■ **Given entries**
___
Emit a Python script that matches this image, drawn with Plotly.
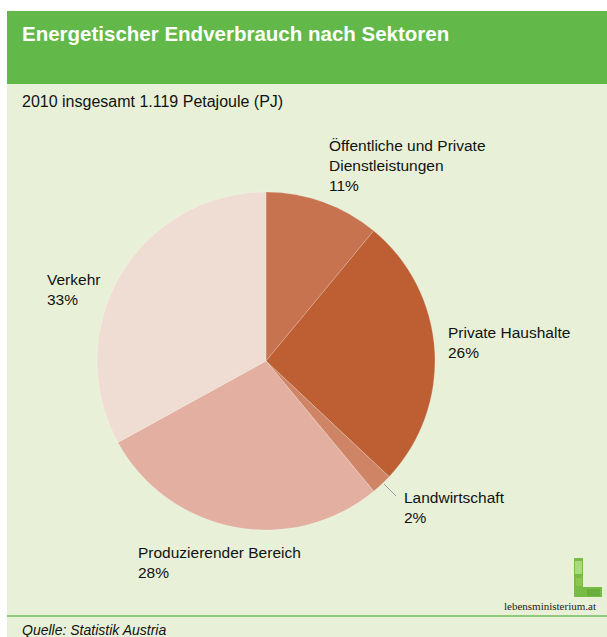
import plotly.graph_objects as go

# Final energy consumption by sector, Austria 2010 (share in %)
sectors = [
    "Öffentliche und Private<br>Dienstleistungen",
    "Private Haushalte",
    "Landwirtschaft",
    "Produzierender Bereich",
    "Verkehr",
]
shares = [11, 26, 2, 28, 33]
colors = ["#c77350", "#bd5e33", "#cf8466", "#e2afa0", "#efdcd3"]

title_text = "Energetischer Endverbrauch nach Sektoren"
subtitle_text = "2010 insgesamt 1.119 Petajoule (PJ)"
source_text = "Quelle: Statistik Austria"
logo_text = "lebensministerium.at"

W, H = 607, 637
PANEL = "#e8f1d8"
HEADER = "#62b94a"
FONT = "Arial, Liberation Sans, sans-serif"


def X(px):
    return px / W


def Y(py):
    return 1 - py / H


# pie circle: centre and radius in pixels
cx, cy, r = 266, 361, 169

fig = go.Figure(
    go.Pie(
        labels=[s.replace("<br>", " ") for s in sectors],
        values=shares,
        sort=False,
        direction="clockwise",
        rotation=0,
        marker=dict(colors=colors, line=dict(color="rgba(255,255,255,0.35)", width=0.6)),
        textinfo="none",
        hoverinfo="label+percent",
        showlegend=False,
        domain=dict(x=[X(cx - r), X(cx + r)], y=[Y(cy + r), Y(cy - r)]),
    )
)

shapes = [
    # white margin at the top and left
    dict(type="rect", xref="paper", yref="paper", x0=0, x1=1, y0=Y(11), y1=1,
         fillcolor="white", line_width=0, layer="below"),
    dict(type="rect", xref="paper", yref="paper", x0=0, x1=X(7), y0=0, y1=1,
         fillcolor="white", line_width=0, layer="below"),
    # green header band
    dict(type="rect", xref="paper", yref="paper", x0=X(7), x1=1, y0=Y(84), y1=Y(11),
         fillcolor=HEADER, line_width=0, layer="below"),
    # footer rule
    dict(type="line", xref="paper", yref="paper", x0=X(7), x1=1, y0=Y(616), y1=Y(616),
         line=dict(color="#8fca7c", width=2), layer="below"),
    # leader line for the small slice
    dict(type="line", xref="paper", yref="paper", x0=X(384), x1=X(396), y0=Y(484), y1=Y(496),
         line=dict(color="#9a9a9a", width=1)),
    # "L" logo
    dict(type="path", xref="paper", yref="paper",
         path=(f"M {X(574)},{Y(558)} L {X(583)},{Y(558)} L {X(583)},{Y(587)} "
               f"L {X(602)},{Y(587)} L {X(602)},{Y(597)} L {X(574)},{Y(597)} Z"),
         fillcolor="#78bb45", line_width=0),
    dict(type="rect", xref="paper", yref="paper", x0=X(575), x1=X(582), y0=Y(574), y1=Y(561),
         fillcolor="rgba(205,238,160,0.6)", line_width=0),
    dict(type="rect", xref="paper", yref="paper", x0=X(576), x1=X(582), y0=Y(586), y1=Y(578),
         fillcolor="rgba(150,205,90,0.6)", line_width=0),
    dict(type="rect", xref="paper", yref="paper", x0=X(587), x1=X(600), y0=Y(596), y1=Y(589),
         fillcolor="rgba(95,165,55,0.6)", line_width=0),
]

annotations = [
    dict(text=f"<b>{title_text}</b>", x=X(20), y=Y(33), xanchor="left", yanchor="middle",
         font=dict(family=FONT, size=20.5, color="white")),
    dict(text=subtitle_text, x=X(20), y=Y(101), xanchor="left", yanchor="middle",
         font=dict(family=FONT, size=16, color="#111111")),
    dict(text=f"<i>{source_text}</i>", x=X(20), y=Y(630), xanchor="left", yanchor="middle",
         font=dict(family=FONT, size=14, color="#111111")),
    dict(text=logo_text, x=X(598), y=Y(606), xanchor="right", yanchor="middle",
         font=dict(family="Liberation Serif, Times New Roman, serif", size=11, color="#222222")),
]

# slice labels: left edge x and vertical centre of the label block (pixels)
label_pos = [(327, 166), (446, 342), (402, 507), (136, 562), (45, 289)]
for name, val, (lx, ly) in zip(sectors, shares, label_pos):
    annotations.append(
        dict(text=f"{name}<br>{val}%", x=X(lx), y=Y(ly), xanchor="left", yanchor="middle",
             align="left", showarrow=False, font=dict(family=FONT, size=15.5, color="#111111"))
    )

for a in annotations:
    a.setdefault("showarrow", False)
    a["xref"] = "paper"
    a["yref"] = "paper"

fig.update_layout(
    width=W,
    height=H,
    margin=dict(l=0, r=0, t=0, b=0),
    paper_bgcolor=PANEL,
    plot_bgcolor=PANEL,
    shapes=shapes,
    annotations=annotations,
)

fig.write_html("out.html")
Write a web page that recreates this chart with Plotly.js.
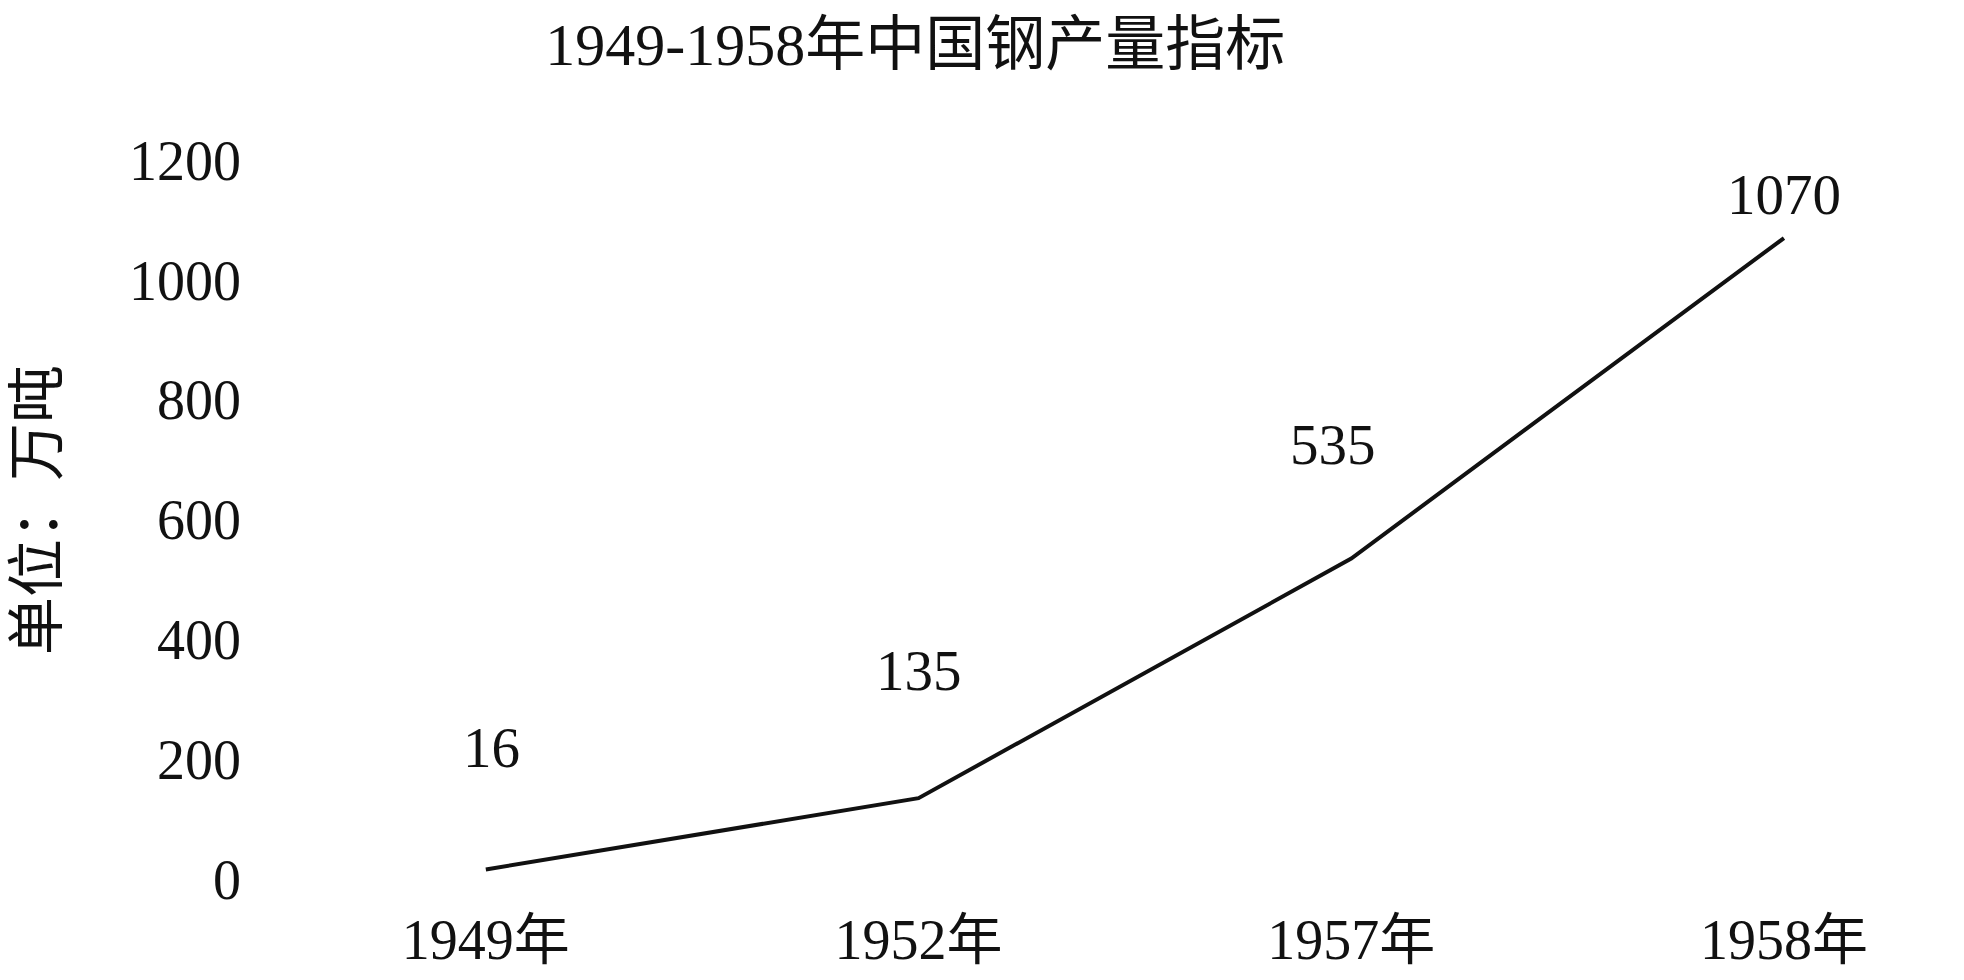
<!DOCTYPE html>
<html>
<head>
<meta charset="utf-8">
<script src="https://cdn.plot.ly/plotly-3.0.1.min.js"></script>
<style>html,body{margin:0;padding:0;background:#fff;}#chart{width:1964px;height:980px;}</style>
</head>
<body>
<div id="chart"></div>
<script>
const categories = ["1949年", "1952年", "1957年", "1958年"];
const steelOutput = [16, 135, 535, 1070];
const yTicks = [0, 200, 400, 600, 800, 1000, 1200];

// styling only: vertical pixel offsets of value labels above the line
const labelShift = [122, 128, 114, 44];

const FONT = "'Liberation Serif', 'Times New Roman', 'Noto Sans CJK SC', serif";

const trace = {
  x: categories,
  y: steelOutput,
  type: 'scatter',
  mode: 'lines',
  line: {color: '#111111', width: 4},
  hoverinfo: 'x+y'
};

const annotations = categories.map((c, i) => ({
  x: c, y: steelOutput[i], xref: 'x', yref: 'y',
  text: String(steelOutput[i]), showarrow: false,
  yshift: labelShift[i], xshift: i === 2 ? -18 : (i === 0 ? 6 : 0),
  font: {family: FONT, size: 57, color: '#111'}
}));

const layout = {
  width: 1964, height: 980,
  paper_bgcolor: '#fff', plot_bgcolor: '#fff',
  margin: {l: 250, r: 100, t: 120, b: 80},
  showlegend: false,
  title: {
    text: '1949-1958年中国钢产量指标',
    font: {family: FONT, size: 60, color: '#111'},
    x: 0.466, xanchor: 'center', y: 0.955, yanchor: 'middle'
  },
  xaxis: {
    type: 'category', range: [-0.545, 3.185],
    showgrid: false, zeroline: false, showline: false, ticks: '',
    tickfont: {family: FONT, size: 56, color: '#111'},
    ticklabelstandoff: 2
  },
  yaxis: {
    range: [-35, 1267], tickvals: yTicks,
    showgrid: false, zeroline: false, showline: false, ticks: '',
    tickfont: {family: FONT, size: 56, color: '#111'},
    ticklabelstandoff: 8,
    title: {text: '单位：万吨', font: {family: FONT, size: 58, color: '#111'}, standoff: 52}
  },
  annotations: annotations
};

Plotly.newPlot('chart', [trace], layout, {displayModeBar: false, staticPlot: true});
</script>
</body>
</html>
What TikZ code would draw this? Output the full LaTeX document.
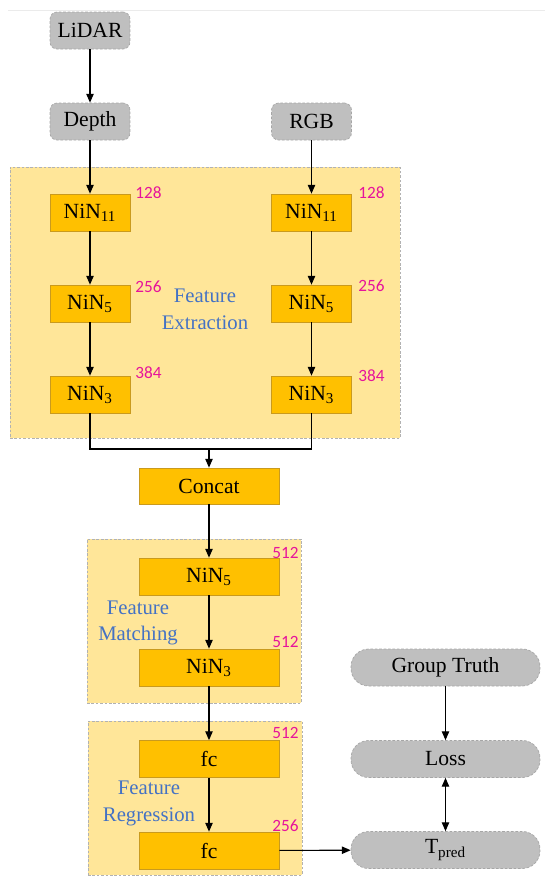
___
■ **What the task requires**
All the lines above are to be reproduced exactly, except the pictures.

■ **Written response**
Emit a Python script that matches this image, drawn with Plotly.
import plotly.graph_objects as go

# Final energy consumption by sector, Austria 2010 (share in %)
sectors = [
    "Öffentliche und Private<br>Dienstleistungen",
    "Private Haushalte",
    "Landwirtschaft",
    "Produzierender Bereich",
    "Verkehr",
]
shares = [11, 26, 2, 28, 33]
colors = ["#c77350", "#bd5e33", "#cf8466", "#e2afa0", "#efdcd3"]

title_text = "Energetischer Endverbrauch nach Sektoren"
subtitle_text = "2010 insgesamt 1.119 Petajoule (PJ)"
source_text = "Quelle: Statistik Austria"
logo_text = "lebensministerium.at"

W, H = 607, 637
PANEL = "#e8f1d8"
HEADER = "#62b94a"
FONT = "Arial, Liberation Sans, sans-serif"


def X(px):
    return px / W


def Y(py):
    return 1 - py / H


# pie circle: centre and radius in pixels
cx, cy, r = 266, 361, 169

fig = go.Figure(
    go.Pie(
        labels=[s.replace("<br>", " ") for s in sectors],
        values=shares,
        sort=False,
        direction="clockwise",
        rotation=0,
        marker=dict(colors=colors, line=dict(color="rgba(255,255,255,0.35)", width=0.6)),
        textinfo="none",
        hoverinfo="label+percent",
        showlegend=False,
        domain=dict(x=[X(cx - r), X(cx + r)], y=[Y(cy + r), Y(cy - r)]),
    )
)

shapes = [
    # white margin at the top and left
    dict(type="rect", xref="paper", yref="paper", x0=0, x1=1, y0=Y(11), y1=1,
         fillcolor="white", line_width=0, layer="below"),
    dict(type="rect", xref="paper", yref="paper", x0=0, x1=X(7), y0=0, y1=1,
         fillcolor="white", line_width=0, layer="below"),
    # green header band
    dict(type="rect", xref="paper", yref="paper", x0=X(7), x1=1, y0=Y(84), y1=Y(11),
         fillcolor=HEADER, line_width=0, layer="below"),
    # footer rule
    dict(type="line", xref="paper", yref="paper", x0=X(7), x1=1, y0=Y(616), y1=Y(616),
         line=dict(color="#8fca7c", width=2), layer="below"),
    # leader line for the small slice
    dict(type="line", xref="paper", yref="paper", x0=X(384), x1=X(396), y0=Y(484), y1=Y(496),
         line=dict(color="#9a9a9a", width=1)),
    # "L" logo
    dict(type="path", xref="paper", yref="paper",
         path=(f"M {X(574)},{Y(558)} L {X(583)},{Y(558)} L {X(583)},{Y(587)} "
               f"L {X(602)},{Y(587)} L {X(602)},{Y(597)} L {X(574)},{Y(597)} Z"),
         fillcolor="#78bb45", line_width=0),
    dict(type="rect", xref="paper", yref="paper", x0=X(575), x1=X(582), y0=Y(574), y1=Y(561),
         fillcolor="rgba(205,238,160,0.6)", line_width=0),
    dict(type="rect", xref="paper", yref="paper", x0=X(576), x1=X(582), y0=Y(586), y1=Y(578),
         fillcolor="rgba(150,205,90,0.6)", line_width=0),
    dict(type="rect", xref="paper", yref="paper", x0=X(587), x1=X(600), y0=Y(596), y1=Y(589),
         fillcolor="rgba(95,165,55,0.6)", line_width=0),
]

annotations = [
    dict(text=f"<b>{title_text}</b>", x=X(20), y=Y(33), xanchor="left", yanchor="middle",
         font=dict(family=FONT, size=20.5, color="white")),
    dict(text=subtitle_text, x=X(20), y=Y(101), xanchor="left", yanchor="middle",
         font=dict(family=FONT, size=16, color="#111111")),
    dict(text=f"<i>{source_text}</i>", x=X(20), y=Y(630), xanchor="left", yanchor="middle",
         font=dict(family=FONT, size=14, color="#111111")),
    dict(text=logo_text, x=X(598), y=Y(606), xanchor="right", yanchor="middle",
         font=dict(family="Liberation Serif, Times New Roman, serif", size=11, color="#222222")),
]

# slice labels: left edge x and vertical centre of the label block (pixels)
label_pos = [(327, 166), (446, 342), (402, 507), (136, 562), (45, 289)]
for name, val, (lx, ly) in zip(sectors, shares, label_pos):
    annotations.append(
        dict(text=f"{name}<br>{val}%", x=X(lx), y=Y(ly), xanchor="left", yanchor="middle",
             align="left", showarrow=False, font=dict(family=FONT, size=15.5, color="#111111"))
    )

for a in annotations:
    a.setdefault("showarrow", False)
    a["xref"] = "paper"
    a["yref"] = "paper"

fig.update_layout(
    width=W,
    height=H,
    margin=dict(l=0, r=0, t=0, b=0),
    paper_bgcolor=PANEL,
    plot_bgcolor=PANEL,
    shapes=shapes,
    annotations=annotations,
)

fig.write_html("out.html")
Write a web page that recreates this chart with Plotly.js.
<!DOCTYPE html>
<html>
<head>
<meta charset="utf-8">
<script src="https://cdn.plot.ly/plotly-3.0.1.min.js"></script>
<style>html,body{margin:0;padding:0;background:#fff;}#chart{width:1964px;height:980px;}</style>
</head>
<body>
<div id="chart"></div>
<script>
const categories = ["1949年", "1952年", "1957年", "1958年"];
const steelOutput = [16, 135, 535, 1070];
const yTicks = [0, 200, 400, 600, 800, 1000, 1200];

// styling only: vertical pixel offsets of value labels above the line
const labelShift = [122, 128, 114, 44];

const FONT = "'Liberation Serif', 'Times New Roman', 'Noto Sans CJK SC', serif";

const trace = {
  x: categories,
  y: steelOutput,
  type: 'scatter',
  mode: 'lines',
  line: {color: '#111111', width: 4},
  hoverinfo: 'x+y'
};

const annotations = categories.map((c, i) => ({
  x: c, y: steelOutput[i], xref: 'x', yref: 'y',
  text: String(steelOutput[i]), showarrow: false,
  yshift: labelShift[i], xshift: i === 2 ? -18 : (i === 0 ? 6 : 0),
  font: {family: FONT, size: 57, color: '#111'}
}));

const layout = {
  width: 1964, height: 980,
  paper_bgcolor: '#fff', plot_bgcolor: '#fff',
  margin: {l: 250, r: 100, t: 120, b: 80},
  showlegend: false,
  title: {
    text: '1949-1958年中国钢产量指标',
    font: {family: FONT, size: 60, color: '#111'},
    x: 0.466, xanchor: 'center', y: 0.955, yanchor: 'middle'
  },
  xaxis: {
    type: 'category', range: [-0.545, 3.185],
    showgrid: false, zeroline: false, showline: false, ticks: '',
    tickfont: {family: FONT, size: 56, color: '#111'},
    ticklabelstandoff: 2
  },
  yaxis: {
    range: [-35, 1267], tickvals: yTicks,
    showgrid: false, zeroline: false, showline: false, ticks: '',
    tickfont: {family: FONT, size: 56, color: '#111'},
    ticklabelstandoff: 8,
    title: {text: '单位：万吨', font: {family: FONT, size: 58, color: '#111'}, standoff: 52}
  },
  annotations: annotations
};

Plotly.newPlot('chart', [trace], layout, {displayModeBar: false, staticPlot: true});
</script>
</body>
</html>
What TikZ code would draw this? Output the full LaTeX document.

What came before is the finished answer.